→ Given material:
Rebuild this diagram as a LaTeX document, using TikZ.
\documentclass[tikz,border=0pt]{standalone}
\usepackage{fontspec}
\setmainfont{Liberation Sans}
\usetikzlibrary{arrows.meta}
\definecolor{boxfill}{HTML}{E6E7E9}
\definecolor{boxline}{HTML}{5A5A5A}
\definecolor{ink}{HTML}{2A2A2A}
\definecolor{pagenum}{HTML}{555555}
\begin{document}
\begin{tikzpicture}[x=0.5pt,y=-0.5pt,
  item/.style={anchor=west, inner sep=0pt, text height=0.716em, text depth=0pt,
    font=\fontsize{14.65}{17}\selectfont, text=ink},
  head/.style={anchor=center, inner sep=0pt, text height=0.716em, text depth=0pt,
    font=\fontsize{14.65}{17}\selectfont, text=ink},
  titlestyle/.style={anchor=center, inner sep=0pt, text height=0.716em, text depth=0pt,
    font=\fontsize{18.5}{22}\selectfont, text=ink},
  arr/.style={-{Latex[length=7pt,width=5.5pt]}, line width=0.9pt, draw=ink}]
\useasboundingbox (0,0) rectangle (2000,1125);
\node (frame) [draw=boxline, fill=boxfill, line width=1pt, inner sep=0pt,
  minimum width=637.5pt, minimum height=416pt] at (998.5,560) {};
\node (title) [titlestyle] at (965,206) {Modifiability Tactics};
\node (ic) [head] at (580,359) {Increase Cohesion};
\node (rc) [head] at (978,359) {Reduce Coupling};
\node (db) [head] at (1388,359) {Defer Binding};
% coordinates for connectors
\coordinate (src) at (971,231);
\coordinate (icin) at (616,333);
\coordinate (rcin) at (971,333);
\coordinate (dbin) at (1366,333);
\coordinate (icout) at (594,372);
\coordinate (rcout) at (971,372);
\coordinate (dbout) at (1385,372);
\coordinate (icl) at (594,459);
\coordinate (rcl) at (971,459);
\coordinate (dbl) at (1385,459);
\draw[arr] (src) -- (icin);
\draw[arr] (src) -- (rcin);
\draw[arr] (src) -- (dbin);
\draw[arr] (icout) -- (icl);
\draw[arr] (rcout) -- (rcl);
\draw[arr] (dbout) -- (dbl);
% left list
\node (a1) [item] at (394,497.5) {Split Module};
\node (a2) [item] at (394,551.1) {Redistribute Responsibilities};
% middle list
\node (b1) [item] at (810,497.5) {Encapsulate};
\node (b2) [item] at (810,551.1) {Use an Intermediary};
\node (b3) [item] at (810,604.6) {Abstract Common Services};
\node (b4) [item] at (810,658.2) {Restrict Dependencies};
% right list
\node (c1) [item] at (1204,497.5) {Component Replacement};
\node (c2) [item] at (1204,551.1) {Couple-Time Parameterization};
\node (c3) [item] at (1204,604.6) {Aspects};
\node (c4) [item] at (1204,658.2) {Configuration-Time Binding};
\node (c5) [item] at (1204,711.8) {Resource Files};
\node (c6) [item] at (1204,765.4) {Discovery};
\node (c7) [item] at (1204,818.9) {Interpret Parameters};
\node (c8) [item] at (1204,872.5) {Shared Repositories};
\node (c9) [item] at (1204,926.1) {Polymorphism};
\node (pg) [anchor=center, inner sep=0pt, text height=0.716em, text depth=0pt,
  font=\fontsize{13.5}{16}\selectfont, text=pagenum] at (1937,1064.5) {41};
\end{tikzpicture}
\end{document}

→ Required work: Give an exact repetition of all the material.

→ Correct output:
Rebuild this diagram as a LaTeX document, using TikZ.
\documentclass[tikz,border=0pt]{standalone}
\usepackage{fontspec}
\setmainfont{Liberation Sans}
\usetikzlibrary{arrows.meta}
\definecolor{boxfill}{HTML}{E6E7E9}
\definecolor{boxline}{HTML}{5A5A5A}
\definecolor{ink}{HTML}{2A2A2A}
\definecolor{pagenum}{HTML}{555555}
\begin{document}
\begin{tikzpicture}[x=0.5pt,y=-0.5pt,
  item/.style={anchor=west, inner sep=0pt, text height=0.716em, text depth=0pt,
    font=\fontsize{14.65}{17}\selectfont, text=ink},
  head/.style={anchor=center, inner sep=0pt, text height=0.716em, text depth=0pt,
    font=\fontsize{14.65}{17}\selectfont, text=ink},
  titlestyle/.style={anchor=center, inner sep=0pt, text height=0.716em, text depth=0pt,
    font=\fontsize{18.5}{22}\selectfont, text=ink},
  arr/.style={-{Latex[length=7pt,width=5.5pt]}, line width=0.9pt, draw=ink}]
\useasboundingbox (0,0) rectangle (2000,1125);
\node (frame) [draw=boxline, fill=boxfill, line width=1pt, inner sep=0pt,
  minimum width=637.5pt, minimum height=416pt] at (998.5,560) {};
\node (title) [titlestyle] at (965,206) {Modifiability Tactics};
\node (ic) [head] at (580,359) {Increase Cohesion};
\node (rc) [head] at (978,359) {Reduce Coupling};
\node (db) [head] at (1388,359) {Defer Binding};
% coordinates for connectors
\coordinate (src) at (971,231);
\coordinate (icin) at (616,333);
\coordinate (rcin) at (971,333);
\coordinate (dbin) at (1366,333);
\coordinate (icout) at (594,372);
\coordinate (rcout) at (971,372);
\coordinate (dbout) at (1385,372);
\coordinate (icl) at (594,459);
\coordinate (rcl) at (971,459);
\coordinate (dbl) at (1385,459);
\draw[arr] (src) -- (icin);
\draw[arr] (src) -- (rcin);
\draw[arr] (src) -- (dbin);
\draw[arr] (icout) -- (icl);
\draw[arr] (rcout) -- (rcl);
\draw[arr] (dbout) -- (dbl);
% left list
\node (a1) [item] at (394,497.5) {Split Module};
\node (a2) [item] at (394,551.1) {Redistribute Responsibilities};
% middle list
\node (b1) [item] at (810,497.5) {Encapsulate};
\node (b2) [item] at (810,551.1) {Use an Intermediary};
\node (b3) [item] at (810,604.6) {Abstract Common Services};
\node (b4) [item] at (810,658.2) {Restrict Dependencies};
% right list
\node (c1) [item] at (1204,497.5) {Component Replacement};
\node (c2) [item] at (1204,551.1) {Couple-Time Parameterization};
\node (c3) [item] at (1204,604.6) {Aspects};
\node (c4) [item] at (1204,658.2) {Configuration-Time Binding};
\node (c5) [item] at (1204,711.8) {Resource Files};
\node (c6) [item] at (1204,765.4) {Discovery};
\node (c7) [item] at (1204,818.9) {Interpret Parameters};
\node (c8) [item] at (1204,872.5) {Shared Repositories};
\node (c9) [item] at (1204,926.1) {Polymorphism};
\node (pg) [anchor=center, inner sep=0pt, text height=0.716em, text depth=0pt,
  font=\fontsize{13.5}{16}\selectfont, text=pagenum] at (1937,1064.5) {41};
\end{tikzpicture}
\end{document}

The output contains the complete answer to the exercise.